Rachel Carson was an American marine biologist and conservationist whose book Silent Spring and other writings are credited
with advancing the global environmental movement.
She began her career as an aquatic biologist in the U.S. Bureau of Fisheries, and became a full-time nature writer in the 1950s.
Late in the 1950s, Carson turned her attention to conservation, especially environmental problems that she believed were
caused by synthetic pesticides.
The result was "Silent Spring" that was published in 1962.
This book brought environmental concerns to an unprecedented share of the American people.
Although "Silent Spring" was met with fierce opposition by chemical companies, it spurred a reversal in national pesticide policy,
which led to a nationwide ban on DDT and other pesticides, and it inspired a grassroots environmental movement that led to
the creation of the U.S. Environmental Protection Agency.
Carson was posthumously awarded the Presidential Medal of Freedom by Jimmy Carter.

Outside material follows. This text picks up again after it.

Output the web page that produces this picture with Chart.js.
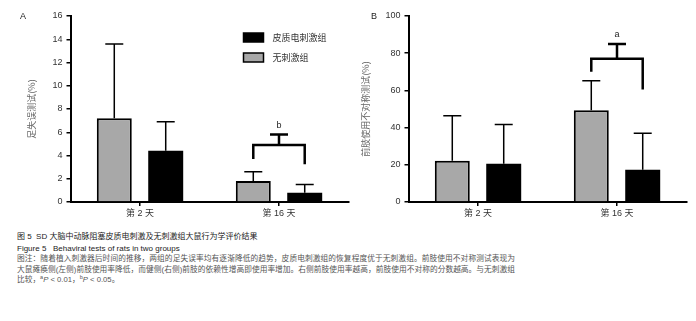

It is a fascinating and thought-provoking dramatized interview.

d
dprodrig
Oct 14, 2011

Based on the play, it was a great video to watch. It was a look at Rachel Carson's last years of life, talks about her voyage, her anger of her critics, her worry for her nephew. I also really enjoyed the extras, which add almost another hour of viewing material - the first part which includes interviews from a variety of environmentalists (including David Suzuki), and a look at where Roger is today.